HOA Meeting Minutes Compliance: State-by-State Requirements (2026)

A comprehensive guide to HOA meeting minutes compliance requirements across California, Florida, Texas, Virginia, Colorado, Nevada, and Arizona. Learn what your state law actually requires and how to stay compliant.

If you serve on an HOA board or manage community associations, you already know that meeting minutes aren't optional. They're legal records. But here's what catches most boards off guard: the specific requirements for what goes into those minutes vary significantly from state to state.

Getting it wrong isn't just sloppy — it creates real legal exposure. Homeowners can challenge board decisions, and incomplete or non-compliant minutes are often the first thing an attorney looks at during a dispute. This guide covers the actual statutory requirements for the seven states where we see the most HOA activity, plus practical steps to make sure your board stays on the right side of the law.

Why Compliance Matters More Than You Think

Board minutes serve as the official record of decisions made on behalf of the association. Courts treat them as evidence of what happened — or didn't happen — at a meeting. When minutes are incomplete, inconsistent, or missing required elements, it opens the door to legal challenges against the board's authority.

Beyond litigation, many states grant homeowners explicit rights to inspect meeting minutes. If a homeowner requests records and your minutes don't meet statutory standards, you're not just disorganized — you may be in violation of state law.

California

California's Davis-Stirling Common Interest Development Act (Civil Code sections 4900-4955) sets some of the most detailed requirements in the country. HOA boards must keep minutes of all board meetings and make them available to members within 30 days of the meeting. Minutes must document all motions, the results of votes (including how each director voted on assessment increases and rule changes), and any actions taken in executive session must be referenced in general terms without disclosing confidential details.

California also requires that boards provide a general description of matters discussed in executive session in the next open meeting's minutes. This is a nuance many boards miss — you can't just say "executive session held" and leave it at that. The minutes need to note the general nature of the discussion without revealing privileged information.

Additionally, members have the right to inspect minutes under Civil Code section 5210, and the association must make them available within 10 business days of a written request.

Florida

Florida's HOA Act (Chapter 720) and Condominium Act (Chapter 718) both require that minutes be kept for all board meetings and made available to owners. Florida is particularly strict about record-keeping: minutes must be maintained for at least seven years and must be available for inspection within 10 business days of a written request.

Board meetings in Florida must be open to all members (with limited exceptions for attorney-client sessions), and the minutes must reflect that proper notice was given — typically 48 hours posted in a conspicuous location. The statute requires recording motions, seconds, vote outcomes, and any expenditure approvals. Florida courts have been clear that inadequate minutes can invalidate board actions, so this isn't a technicality to ignore.
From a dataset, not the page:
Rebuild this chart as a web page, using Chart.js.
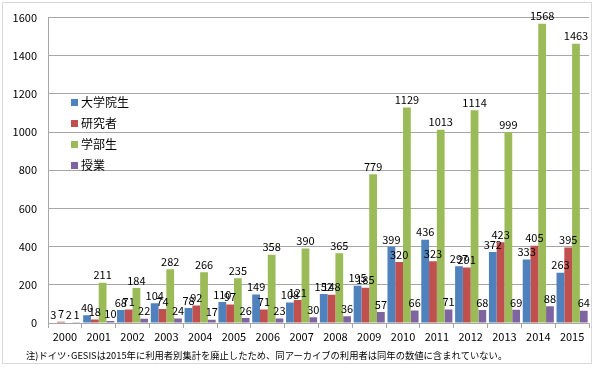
<!DOCTYPE html>
<html>
<head>
<meta charset="utf-8">
<script src="https://cdn.jsdelivr.net/npm/chart.js@4.4.0/dist/chart.umd.min.js"></script>
<style>
  html, body { margin: 0; padding: 0; background: #fff; }
  #wrap { width: 594px; height: 368px; position: relative; }
</style>
</head>
<body>
<div id="wrap"><canvas id="myChart" width="594" height="368"></canvas></div>
<script>
// 年
const years = ['2000','2001','2002','2003','2004','2005','2006','2007','2008','2009','2010','2011','2012','2013','2014','2015']
// 系列
const seriesNames = ['大学院生', '研究者', '学部生', '授業']
const graduate = [3, 40, 68, 104, 78, 110, 149, 108, 152, 195, 399, 436, 297, 372, 333, 263]
const researcher = [7, 18, 71, 74, 92, 97, 71, 121, 148, 185, 320, 323, 291, 423, 405, 395]
const undergrad = [2, 211, 184, 282, 266, 235, 358, 390, 365, 779, 1129, 1013, 1114, 999, 1568, 1463]
const classes = [1, 10, 22, 24, 17, 26, 23, 30, 36, 57, 66, 71, 68, 69, 88, 64]
const yTicks = [0, 200, 400, 600, 800, 1000, 1200, 1400, 1600]
const colors = ['#4F81BD', '#C0504D', '#9BBB59', '#8064A2']
const note = '注)ドイツ･GESISは2015年に利用者別集計を廃止したため、同アーカイブの利用者は同年の数値に含まれていない。'

const FONT = "'Noto Sans CJK JP', 'Noto Sans', sans-serif"

// ラベル・凡例・注記・枠
const extras = {
  id: 'extras',
  afterDatasetsDraw(chart) {
    const ctx = chart.ctx
    ctx.save()
    ctx.font = '11px ' + FONT
    ctx.fillStyle = '#000'
    ctx.textAlign = 'center'
    ctx.textBaseline = 'bottom'
    chart.data.datasets.forEach((ds, i) => {
      chart.getDatasetMeta(i).data.forEach((bar, j) => {
        ctx.fillText(String(ds.data[j]), bar.x, bar.y - 2)
      })
    })
    // 凡例
    ctx.textAlign = 'left'
    ctx.textBaseline = 'middle'
    ctx.font = '12px ' + FONT
    chart.data.datasets.forEach((ds, i) => {
      const y = 102 + i * 21
      ctx.fillStyle = ds.backgroundColor
      ctx.fillRect(71, y - 3, 7, 7)
      ctx.fillStyle = '#000'
      ctx.fillText(ds.label, 81, y)
    })
    // 注記
    ctx.font = '9.3px ' + FONT
    ctx.fillText(note, 26, 355)
    // 枠
    ctx.strokeStyle = '#d9d9d9'
    ctx.lineWidth = 1
    ctx.strokeRect(2.5, 2.5, 589, 361)
    ctx.restore()
  }
}

const allData = [graduate, researcher, undergrad, classes]

new Chart('myChart', {
  type: 'bar',
  data: {
    labels: years,
    datasets: seriesNames.map((name, i) => ({
      label: name,
      data: allData[i],
      backgroundColor: colors[i],
      borderWidth: 0,
      categoryPercentage: 0.92,
      barPercentage: 1.0
    }))
  },
  options: {
    responsive: false,
    animation: false,
    layout: { padding: { left: 0, right: 5, top: 15, bottom: 0 } },
    plugins: {
      legend: { display: false },
      tooltip: { enabled: false }
    },
    scales: {
      x: {
        grid: { display: true, drawOnChartArea: false, offset: true, color: '#a6a6a6', tickLength: 5 },
        border: { color: '#a6a6a6' },
        ticks: { color: '#000', font: { family: FONT, size: 11 }, maxRotation: 0, autoSkip: false, padding: 2 },
        afterFit: s => { s.height = 45 }
      },
      y: {
        min: 0,
        max: 1600,
        afterBuildTicks: s => { s.ticks = yTicks.map(v => ({ value: v })) },
        grid: { color: '#a6a6a6', lineWidth: 1, drawTicks: false },
        border: { color: '#a6a6a6' },
        ticks: { color: '#000', font: { family: FONT, size: 11 }, padding: 11, callback: v => String(v) },
        afterFit: s => { s.width = 48 }
      }
    }
  },
  plugins: [extras]
})
</script>
</body>
</html>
One Florida-specific requirement: if the board takes action via written consent in lieu of a meeting, those written consents must also be maintained as part of the official records.

Texas

Texas Property Code Chapter 209 governs HOAs, and while it's less prescriptive than California or Florida about minute content, it still requires that the association maintain records of board meetings and make them available for member inspection. Texas law requires associations to produce records within 10 business days of a written request, and meeting minutes are explicitly included in the definition of association records.

Texas boards should document quorum, motions, vote outcomes, and any financial decisions. While the statute doesn't enumerate every required element, Texas courts look at minutes as evidence of board decision-making, and sparse or incomplete records can undermine the business judgment rule protection that boards typically rely on.

A practical note for Texas boards: the state requires that board meetings be open to members for at least one hour (the "open board meeting" provision under Section 209.0051), and your minutes should reflect that this opportunity was provided.

Virginia

Virginia's Property Owners' Association Act (Code of Virginia section 55.1-1800 et seq.) and the Condominium Act (section 55.1-1900 et seq.) require boards to maintain minutes and make them available for inspection. Virginia gives homeowners the right to inspect and copy minutes, with the association required to produce them within five business days.

Virginia law is specific about open meeting requirements — board meetings must be open to members, with limited exceptions for personnel, legal, and contractual matters. Minutes must document the date, time, and place of the meeting, directors present, motions made and their outcomes, and any actions taken. Executive session discussions must be referenced in the open meeting minutes with a general description of the topic.

Virginia boards should also note that the state requires annual meeting minutes to include election results and any amendments to governing documents that were voted on.

Colorado

Colorado's Common Interest Ownership Act (CCIOA, C.R.S. section 38-33.3-101 et seq.) requires associations to maintain detailed records, including meeting minutes. Colorado is notable for its strong homeowner access provisions — associations must provide records within 30 calendar days of a request, and minutes are part of the mandatory disclosure packet when units are sold.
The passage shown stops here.